INSTRUCTIONS TO FOLLOW >> Skip the pictures and quote all of the lines exactly.

══════════

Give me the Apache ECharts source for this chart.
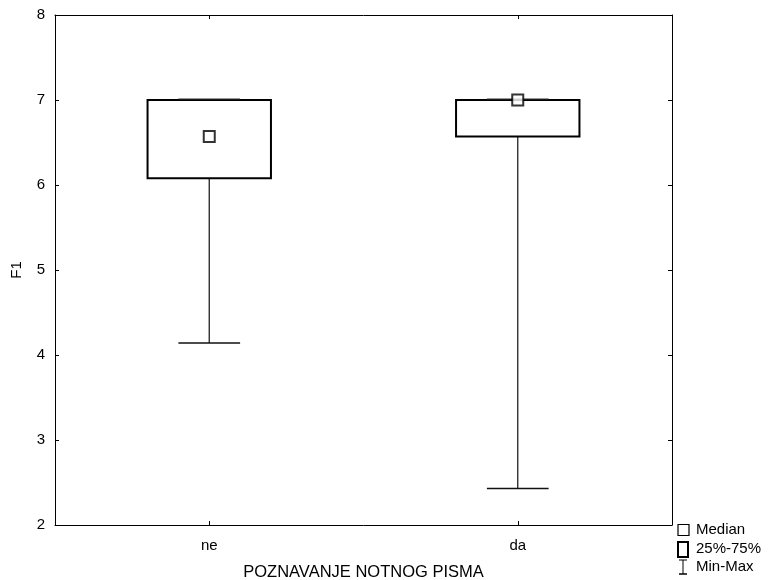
<!DOCTYPE html>
<html>
<head>
<meta charset="utf-8">
<script src="https://cdn.jsdelivr.net/npm/echarts@6/dist/echarts.min.js"></script>
<style>
html,body{margin:0;padding:0;background:#fff;}
#chart{width:769px;height:580px;}
</style>
</head>
<body>
<div id="chart"></div>
<script>
const categories = ['ne', 'da'];
const minVals = [4.14, 2.43];
const q1Vals = [6.08, 6.57];
const medianVals = [6.57, 7.0];
const q3Vals = [7.0, 7.0];
const maxVals = [7.0, 7.0];
const yMin = 2, yMax = 8, yStep = 1;
const xTitle = 'POZNAVANJE NOTNOG PISMA';
const yTitle = 'F1';
const legendLabels = ['Median', '25%-75%', 'Min-Max'];

const FONT = 'Liberation Sans, Arial, sans-serif';
const boxData = categories.map((c, i) => [i, minVals[i], q1Vals[i], medianVals[i], q3Vals[i], maxVals[i]]);

const chart = echarts.init(document.getElementById('chart'));

function renderBox(params, api) {
  const idx = api.value(0);
  const x = api.coord([idx, 0])[0];
  const band = api.size([1, 0])[0];
  const yLo = api.coord([idx, api.value(1)])[1];
  const yQ1 = api.coord([idx, api.value(2)])[1];
  const yQ3 = api.coord([idx, api.value(4)])[1];
  const yHi = api.coord([idx, api.value(5)])[1];
  const boxW = band * 0.4;
  const capW = band * 0.2;
  const whisk = { stroke: '#222', lineWidth: 1.3 };
  const children = [];
  children.push({ type: 'line', shape: { x1: x, y1: yQ1, x2: x, y2: yLo }, style: whisk });
  if (yHi < yQ3) children.push({ type: 'line', shape: { x1: x, y1: yQ3, x2: x, y2: yHi }, style: whisk });
  children.push({ type: 'rect', shape: { x: x - boxW / 2, y: yQ3, width: boxW, height: yQ1 - yQ3 },
    style: { fill: '#fff', stroke: '#000', lineWidth: 2 } });
  children.push({ type: 'line', shape: { x1: x - capW / 2, y1: yLo, x2: x + capW / 2, y2: yLo }, style: { stroke: '#111', lineWidth: 1.5 } });
  children.push({ type: 'line', shape: { x1: x - capW / 2, y1: yHi - 1, x2: x + capW / 2, y2: yHi - 1 }, style: { stroke: '#333', lineWidth: 1.2 } });
  return { type: 'group', children };
}

const lx = 678, ly = [530, 549, 567];
const legendGraphics = [
  { type: 'rect', shape: { x: lx, y: ly[0] - 5.5, width: 11, height: 11 }, style: { fill: '#fff', stroke: '#000', lineWidth: 1.2 } },
  { type: 'rect', shape: { x: lx, y: ly[1] - 7, width: 10, height: 15 }, style: { fill: '#fff', stroke: '#000', lineWidth: 2 } },
  { type: 'line', shape: { x1: lx + 5, y1: ly[2] - 7, x2: lx + 5, y2: ly[2] + 7 }, style: { stroke: '#000', lineWidth: 1 } },
  { type: 'line', shape: { x1: lx + 1, y1: ly[2] - 7, x2: lx + 9, y2: ly[2] - 7 }, style: { stroke: '#000', lineWidth: 1 } },
  { type: 'line', shape: { x1: lx + 1, y1: ly[2] + 7, x2: lx + 9, y2: ly[2] + 7 }, style: { stroke: '#000', lineWidth: 1.5 } }
].concat(legendLabels.map((t, i) => ({
  type: 'text', x: 696, y: ly[i],
  style: { text: t, font: '15px ' + FONT, fill: '#000', verticalAlign: 'middle', align: 'left' }
})));

const axisLine = { show: true, lineStyle: { color: '#000', width: 1 } };
const tick = { show: true, inside: true, length: 4, lineStyle: { color: '#000' } };

chart.setOption({
  animation: false,
  backgroundColor: '#fff',
  grid: { left: 55, right: 97, top: 15, bottom: 55, containLabel: false, outerBoundsMode: 'none' },
  xAxis: [
    {
      type: 'category', data: categories, position: 'bottom',
      axisLine, axisTick: Object.assign({ alignWithLabel: true }, tick),
      axisLabel: { color: '#000', fontSize: 15, fontFamily: FONT, margin: 13 },
      name: xTitle, nameLocation: 'middle', nameGap: 39,
      nameTextStyle: { color: '#000', fontSize: 16.5, fontFamily: FONT },
      splitLine: { show: false }
    },
    {
      type: 'category', data: categories, position: 'top',
      axisLine, axisTick: Object.assign({ alignWithLabel: true }, tick),
      axisLabel: { show: false }, splitLine: { show: false }
    }
  ],
  yAxis: [
    {
      type: 'value', min: yMin, max: yMax, interval: yStep, position: 'left',
      axisLine, axisTick: tick,
      axisLabel: { color: '#000', fontSize: 15, fontFamily: FONT, margin: 10 },
      name: yTitle, nameLocation: 'middle', nameGap: 31,
      nameTextStyle: { color: '#000', fontSize: 15, fontFamily: FONT },
      splitLine: { show: false }
    },
    {
      type: 'value', min: yMin, max: yMax, interval: yStep, position: 'right',
      axisLine, axisTick: tick, axisLabel: { show: false }, splitLine: { show: false }
    }
  ],
  series: [
    {
      type: 'custom', renderItem: renderBox, data: boxData,
      encode: { x: 0, y: [1, 2, 3, 4, 5] }, z: 2
    },
    {
      type: 'scatter', data: medianVals, symbol: 'rect', symbolSize: 11,
      itemStyle: { color: '#fff', borderColor: '#000', borderWidth: 2 }, z: 5
    }
  ],
  graphic: legendGraphics
});
</script>
</body>
</html>
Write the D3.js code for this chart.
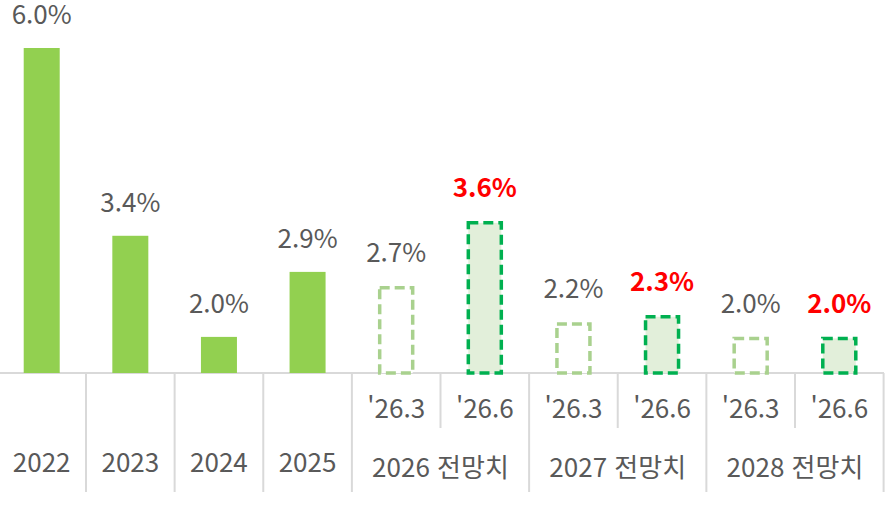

══════════

SOLVED PROBLEM >>
Give me the Apache ECharts source for this chart.
<!DOCTYPE html>
<html>
<head>
<meta charset="utf-8">
<script src="https://cdn.jsdelivr.net/npm/echarts@6/dist/echarts.min.js"></script>
<style>
html,body{margin:0;padding:0;background:#fff;}
#chart{width:769px;height:580px;}
</style>
</head>
<body>
<div id="chart"></div>
<script>
const categories = ['ne', 'da'];
const minVals = [4.14, 2.43];
const q1Vals = [6.08, 6.57];
const medianVals = [6.57, 7.0];
const q3Vals = [7.0, 7.0];
const maxVals = [7.0, 7.0];
const yMin = 2, yMax = 8, yStep = 1;
const xTitle = 'POZNAVANJE NOTNOG PISMA';
const yTitle = 'F1';
const legendLabels = ['Median', '25%-75%', 'Min-Max'];

const FONT = 'Liberation Sans, Arial, sans-serif';
const boxData = categories.map((c, i) => [i, minVals[i], q1Vals[i], medianVals[i], q3Vals[i], maxVals[i]]);

const chart = echarts.init(document.getElementById('chart'));

function renderBox(params, api) {
  const idx = api.value(0);
  const x = api.coord([idx, 0])[0];
  const band = api.size([1, 0])[0];
  const yLo = api.coord([idx, api.value(1)])[1];
  const yQ1 = api.coord([idx, api.value(2)])[1];
  const yQ3 = api.coord([idx, api.value(4)])[1];
  const yHi = api.coord([idx, api.value(5)])[1];
  const boxW = band * 0.4;
  const capW = band * 0.2;
  const whisk = { stroke: '#222', lineWidth: 1.3 };
  const children = [];
  children.push({ type: 'line', shape: { x1: x, y1: yQ1, x2: x, y2: yLo }, style: whisk });
  if (yHi < yQ3) children.push({ type: 'line', shape: { x1: x, y1: yQ3, x2: x, y2: yHi }, style: whisk });
  children.push({ type: 'rect', shape: { x: x - boxW / 2, y: yQ3, width: boxW, height: yQ1 - yQ3 },
    style: { fill: '#fff', stroke: '#000', lineWidth: 2 } });
  children.push({ type: 'line', shape: { x1: x - capW / 2, y1: yLo, x2: x + capW / 2, y2: yLo }, style: { stroke: '#111', lineWidth: 1.5 } });
  children.push({ type: 'line', shape: { x1: x - capW / 2, y1: yHi - 1, x2: x + capW / 2, y2: yHi - 1 }, style: { stroke: '#333', lineWidth: 1.2 } });
  return { type: 'group', children };
}

const lx = 678, ly = [530, 549, 567];
const legendGraphics = [
  { type: 'rect', shape: { x: lx, y: ly[0] - 5.5, width: 11, height: 11 }, style: { fill: '#fff', stroke: '#000', lineWidth: 1.2 } },
  { type: 'rect', shape: { x: lx, y: ly[1] - 7, width: 10, height: 15 }, style: { fill: '#fff', stroke: '#000', lineWidth: 2 } },
  { type: 'line', shape: { x1: lx + 5, y1: ly[2] - 7, x2: lx + 5, y2: ly[2] + 7 }, style: { stroke: '#000', lineWidth: 1 } },
  { type: 'line', shape: { x1: lx + 1, y1: ly[2] - 7, x2: lx + 9, y2: ly[2] - 7 }, style: { stroke: '#000', lineWidth: 1 } },
  { type: 'line', shape: { x1: lx + 1, y1: ly[2] + 7, x2: lx + 9, y2: ly[2] + 7 }, style: { stroke: '#000', lineWidth: 1.5 } }
].concat(legendLabels.map((t, i) => ({
  type: 'text', x: 696, y: ly[i],
  style: { text: t, font: '15px ' + FONT, fill: '#000', verticalAlign: 'middle', align: 'left' }
})));

const axisLine = { show: true, lineStyle: { color: '#000', width: 1 } };
const tick = { show: true, inside: true, length: 4, lineStyle: { color: '#000' } };

chart.setOption({
  animation: false,
  backgroundColor: '#fff',
  grid: { left: 55, right: 97, top: 15, bottom: 55, containLabel: false, outerBoundsMode: 'none' },
  xAxis: [
    {
      type: 'category', data: categories, position: 'bottom',
      axisLine, axisTick: Object.assign({ alignWithLabel: true }, tick),
      axisLabel: { color: '#000', fontSize: 15, fontFamily: FONT, margin: 13 },
      name: xTitle, nameLocation: 'middle', nameGap: 39,
      nameTextStyle: { color: '#000', fontSize: 16.5, fontFamily: FONT },
      splitLine: { show: false }
    },
    {
      type: 'category', data: categories, position: 'top',
      axisLine, axisTick: Object.assign({ alignWithLabel: true }, tick),
      axisLabel: { show: false }, splitLine: { show: false }
    }
  ],
  yAxis: [
    {
      type: 'value', min: yMin, max: yMax, interval: yStep, position: 'left',
      axisLine, axisTick: tick,
      axisLabel: { color: '#000', fontSize: 15, fontFamily: FONT, margin: 10 },
      name: yTitle, nameLocation: 'middle', nameGap: 31,
      nameTextStyle: { color: '#000', fontSize: 15, fontFamily: FONT },
      splitLine: { show: false }
    },
    {
      type: 'value', min: yMin, max: yMax, interval: yStep, position: 'right',
      axisLine, axisTick: tick, axisLabel: { show: false }, splitLine: { show: false }
    }
  ],
  series: [
    {
      type: 'custom', renderItem: renderBox, data: boxData,
      encode: { x: 0, y: [1, 2, 3, 4, 5] }, z: 2
    },
    {
      type: 'scatter', data: medianVals, symbol: 'rect', symbolSize: 11,
      itemStyle: { color: '#fff', borderColor: '#000', borderWidth: 2 }, z: 5
    }
  ],
  graphic: legendGraphics
});
</script>
</body>
</html>
Write the D3.js code for this chart.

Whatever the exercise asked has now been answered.